- Work to do -
Starting with the first line of the data that follows, transcribe every line verbatim until the line containing "(0,0) rectangle (1000,882);" has been transcribed.
==== Record excerpts ====
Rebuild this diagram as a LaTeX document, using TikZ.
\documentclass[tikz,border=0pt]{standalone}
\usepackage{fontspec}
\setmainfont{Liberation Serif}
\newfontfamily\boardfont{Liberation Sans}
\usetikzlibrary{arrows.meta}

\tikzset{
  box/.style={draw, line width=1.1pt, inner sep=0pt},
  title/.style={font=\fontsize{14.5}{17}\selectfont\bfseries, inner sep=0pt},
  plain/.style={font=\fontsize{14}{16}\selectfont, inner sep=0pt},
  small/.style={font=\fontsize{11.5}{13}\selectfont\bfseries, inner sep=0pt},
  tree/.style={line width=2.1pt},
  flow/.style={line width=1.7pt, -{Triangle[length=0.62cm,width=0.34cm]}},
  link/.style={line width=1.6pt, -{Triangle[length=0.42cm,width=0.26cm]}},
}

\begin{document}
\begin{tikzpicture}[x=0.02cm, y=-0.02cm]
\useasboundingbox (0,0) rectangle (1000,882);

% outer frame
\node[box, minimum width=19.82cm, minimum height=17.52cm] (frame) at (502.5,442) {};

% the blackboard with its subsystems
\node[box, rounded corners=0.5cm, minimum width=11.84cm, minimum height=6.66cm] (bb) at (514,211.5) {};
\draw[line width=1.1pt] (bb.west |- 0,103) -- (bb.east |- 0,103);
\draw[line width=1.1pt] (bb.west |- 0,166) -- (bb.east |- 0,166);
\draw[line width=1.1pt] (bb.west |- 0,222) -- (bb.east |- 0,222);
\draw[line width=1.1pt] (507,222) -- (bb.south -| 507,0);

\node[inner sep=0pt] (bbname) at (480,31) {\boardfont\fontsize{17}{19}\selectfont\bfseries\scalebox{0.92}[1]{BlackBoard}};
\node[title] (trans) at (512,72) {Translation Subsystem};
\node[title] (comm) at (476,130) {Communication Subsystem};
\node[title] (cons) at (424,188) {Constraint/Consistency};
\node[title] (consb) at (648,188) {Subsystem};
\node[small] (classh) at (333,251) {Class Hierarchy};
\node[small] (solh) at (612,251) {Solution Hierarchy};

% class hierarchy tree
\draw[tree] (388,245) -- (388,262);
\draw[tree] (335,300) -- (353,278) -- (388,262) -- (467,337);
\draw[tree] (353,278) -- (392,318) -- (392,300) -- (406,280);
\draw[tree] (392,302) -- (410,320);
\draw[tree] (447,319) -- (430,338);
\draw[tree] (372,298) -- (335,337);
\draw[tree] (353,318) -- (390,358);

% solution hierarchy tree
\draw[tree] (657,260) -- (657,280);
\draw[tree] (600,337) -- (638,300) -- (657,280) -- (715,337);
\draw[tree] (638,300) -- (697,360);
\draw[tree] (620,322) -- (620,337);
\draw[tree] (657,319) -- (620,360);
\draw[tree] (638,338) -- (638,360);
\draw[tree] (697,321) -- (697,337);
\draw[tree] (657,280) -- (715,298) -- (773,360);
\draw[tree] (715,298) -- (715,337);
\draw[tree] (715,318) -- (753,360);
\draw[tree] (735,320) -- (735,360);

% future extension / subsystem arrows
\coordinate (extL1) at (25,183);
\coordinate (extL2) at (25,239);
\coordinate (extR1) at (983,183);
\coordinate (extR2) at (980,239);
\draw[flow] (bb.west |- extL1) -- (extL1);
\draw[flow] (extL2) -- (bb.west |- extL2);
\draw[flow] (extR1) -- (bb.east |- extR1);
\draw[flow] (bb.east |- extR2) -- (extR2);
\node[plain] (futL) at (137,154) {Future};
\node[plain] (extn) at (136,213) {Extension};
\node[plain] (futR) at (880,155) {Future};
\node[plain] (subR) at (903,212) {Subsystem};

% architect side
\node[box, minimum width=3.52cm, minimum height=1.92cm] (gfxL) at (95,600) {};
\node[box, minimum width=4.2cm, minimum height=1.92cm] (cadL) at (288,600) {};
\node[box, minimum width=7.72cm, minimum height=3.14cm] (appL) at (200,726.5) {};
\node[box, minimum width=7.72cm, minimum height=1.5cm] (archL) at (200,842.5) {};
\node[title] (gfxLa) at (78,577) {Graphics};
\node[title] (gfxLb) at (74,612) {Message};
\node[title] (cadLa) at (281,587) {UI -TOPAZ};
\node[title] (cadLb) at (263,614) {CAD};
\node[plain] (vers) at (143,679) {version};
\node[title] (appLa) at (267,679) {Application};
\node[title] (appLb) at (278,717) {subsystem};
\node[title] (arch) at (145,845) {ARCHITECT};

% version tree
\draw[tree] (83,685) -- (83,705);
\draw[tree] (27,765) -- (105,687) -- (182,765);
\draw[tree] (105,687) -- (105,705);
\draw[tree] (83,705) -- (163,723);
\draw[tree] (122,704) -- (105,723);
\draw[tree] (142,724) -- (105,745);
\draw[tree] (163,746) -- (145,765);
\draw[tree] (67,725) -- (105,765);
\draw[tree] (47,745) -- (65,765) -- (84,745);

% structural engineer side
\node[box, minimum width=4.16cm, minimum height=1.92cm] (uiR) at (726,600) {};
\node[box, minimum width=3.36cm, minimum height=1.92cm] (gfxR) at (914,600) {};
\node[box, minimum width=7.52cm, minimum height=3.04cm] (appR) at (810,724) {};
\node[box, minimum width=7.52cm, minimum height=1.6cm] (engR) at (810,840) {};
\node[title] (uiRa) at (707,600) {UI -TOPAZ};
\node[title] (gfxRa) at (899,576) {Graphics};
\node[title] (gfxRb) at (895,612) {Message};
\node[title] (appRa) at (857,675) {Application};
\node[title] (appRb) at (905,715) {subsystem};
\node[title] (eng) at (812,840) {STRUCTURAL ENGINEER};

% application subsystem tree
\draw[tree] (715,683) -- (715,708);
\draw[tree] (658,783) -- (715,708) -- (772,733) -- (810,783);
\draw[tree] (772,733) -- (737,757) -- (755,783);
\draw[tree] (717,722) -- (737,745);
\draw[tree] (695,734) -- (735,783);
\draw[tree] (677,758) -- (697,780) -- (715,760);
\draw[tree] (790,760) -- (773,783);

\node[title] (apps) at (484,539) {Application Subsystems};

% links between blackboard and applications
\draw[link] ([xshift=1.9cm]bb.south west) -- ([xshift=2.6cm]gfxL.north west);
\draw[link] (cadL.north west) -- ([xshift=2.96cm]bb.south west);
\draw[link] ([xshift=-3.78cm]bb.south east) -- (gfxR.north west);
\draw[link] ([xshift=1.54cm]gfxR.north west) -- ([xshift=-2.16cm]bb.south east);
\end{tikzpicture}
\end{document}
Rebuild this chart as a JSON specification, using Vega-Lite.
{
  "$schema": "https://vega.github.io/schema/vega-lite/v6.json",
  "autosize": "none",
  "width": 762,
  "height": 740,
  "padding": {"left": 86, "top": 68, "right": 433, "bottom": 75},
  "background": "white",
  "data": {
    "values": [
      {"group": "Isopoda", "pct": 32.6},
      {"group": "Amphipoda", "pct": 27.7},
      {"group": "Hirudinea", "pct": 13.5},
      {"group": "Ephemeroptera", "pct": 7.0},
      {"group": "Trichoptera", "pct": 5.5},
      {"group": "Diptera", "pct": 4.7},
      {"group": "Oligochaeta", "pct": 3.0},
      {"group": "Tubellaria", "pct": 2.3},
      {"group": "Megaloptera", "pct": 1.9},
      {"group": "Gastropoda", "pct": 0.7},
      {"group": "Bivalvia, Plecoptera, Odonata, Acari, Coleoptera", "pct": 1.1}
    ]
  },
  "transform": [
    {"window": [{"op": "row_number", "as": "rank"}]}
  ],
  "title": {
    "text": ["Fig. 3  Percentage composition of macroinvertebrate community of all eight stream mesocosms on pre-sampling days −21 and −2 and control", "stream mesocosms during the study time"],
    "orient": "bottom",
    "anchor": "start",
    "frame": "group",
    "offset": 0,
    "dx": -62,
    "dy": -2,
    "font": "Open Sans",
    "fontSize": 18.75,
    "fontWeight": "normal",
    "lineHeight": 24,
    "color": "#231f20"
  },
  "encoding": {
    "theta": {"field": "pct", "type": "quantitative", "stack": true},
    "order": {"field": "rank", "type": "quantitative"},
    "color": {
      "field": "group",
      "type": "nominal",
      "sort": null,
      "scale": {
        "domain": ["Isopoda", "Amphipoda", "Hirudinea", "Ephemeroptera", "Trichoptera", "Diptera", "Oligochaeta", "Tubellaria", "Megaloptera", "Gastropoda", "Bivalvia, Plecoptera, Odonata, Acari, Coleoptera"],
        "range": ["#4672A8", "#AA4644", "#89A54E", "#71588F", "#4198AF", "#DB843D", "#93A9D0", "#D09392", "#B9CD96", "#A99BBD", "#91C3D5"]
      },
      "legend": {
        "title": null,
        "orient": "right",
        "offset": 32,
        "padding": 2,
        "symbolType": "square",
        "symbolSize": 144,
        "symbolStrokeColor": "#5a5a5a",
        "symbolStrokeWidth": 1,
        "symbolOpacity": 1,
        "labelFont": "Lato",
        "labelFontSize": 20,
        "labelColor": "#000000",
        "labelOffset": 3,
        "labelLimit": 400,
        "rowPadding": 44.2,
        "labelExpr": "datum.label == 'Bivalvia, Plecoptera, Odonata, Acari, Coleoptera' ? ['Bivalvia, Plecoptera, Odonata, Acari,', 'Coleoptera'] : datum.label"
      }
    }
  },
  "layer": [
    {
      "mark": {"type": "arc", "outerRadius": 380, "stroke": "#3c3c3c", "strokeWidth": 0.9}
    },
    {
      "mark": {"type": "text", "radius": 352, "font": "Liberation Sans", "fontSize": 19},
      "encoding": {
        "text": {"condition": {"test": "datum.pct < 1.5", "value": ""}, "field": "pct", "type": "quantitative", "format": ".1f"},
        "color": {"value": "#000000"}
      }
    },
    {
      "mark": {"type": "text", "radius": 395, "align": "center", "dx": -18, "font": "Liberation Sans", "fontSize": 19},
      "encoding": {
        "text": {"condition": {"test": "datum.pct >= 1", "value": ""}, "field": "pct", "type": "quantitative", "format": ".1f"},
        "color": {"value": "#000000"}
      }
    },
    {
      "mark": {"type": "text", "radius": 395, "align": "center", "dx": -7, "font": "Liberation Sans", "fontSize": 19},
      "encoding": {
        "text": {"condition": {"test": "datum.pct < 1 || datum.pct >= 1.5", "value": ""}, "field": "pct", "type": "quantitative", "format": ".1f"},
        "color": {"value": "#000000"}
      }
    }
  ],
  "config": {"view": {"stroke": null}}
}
====
- Task result -
Rebuild this diagram as a LaTeX document, using TikZ.
\documentclass[tikz,border=0pt]{standalone}
\usepackage{fontspec}
\setmainfont{Liberation Serif}
\newfontfamily\boardfont{Liberation Sans}
\usetikzlibrary{arrows.meta}

\tikzset{
  box/.style={draw, line width=1.1pt, inner sep=0pt},
  title/.style={font=\fontsize{14.5}{17}\selectfont\bfseries, inner sep=0pt},
  plain/.style={font=\fontsize{14}{16}\selectfont, inner sep=0pt},
  small/.style={font=\fontsize{11.5}{13}\selectfont\bfseries, inner sep=0pt},
  tree/.style={line width=2.1pt},
  flow/.style={line width=1.7pt, -{Triangle[length=0.62cm,width=0.34cm]}},
  link/.style={line width=1.6pt, -{Triangle[length=0.42cm,width=0.26cm]}},
}

\begin{document}
\begin{tikzpicture}[x=0.02cm, y=-0.02cm]
\useasboundingbox (0,0) rectangle (1000,882);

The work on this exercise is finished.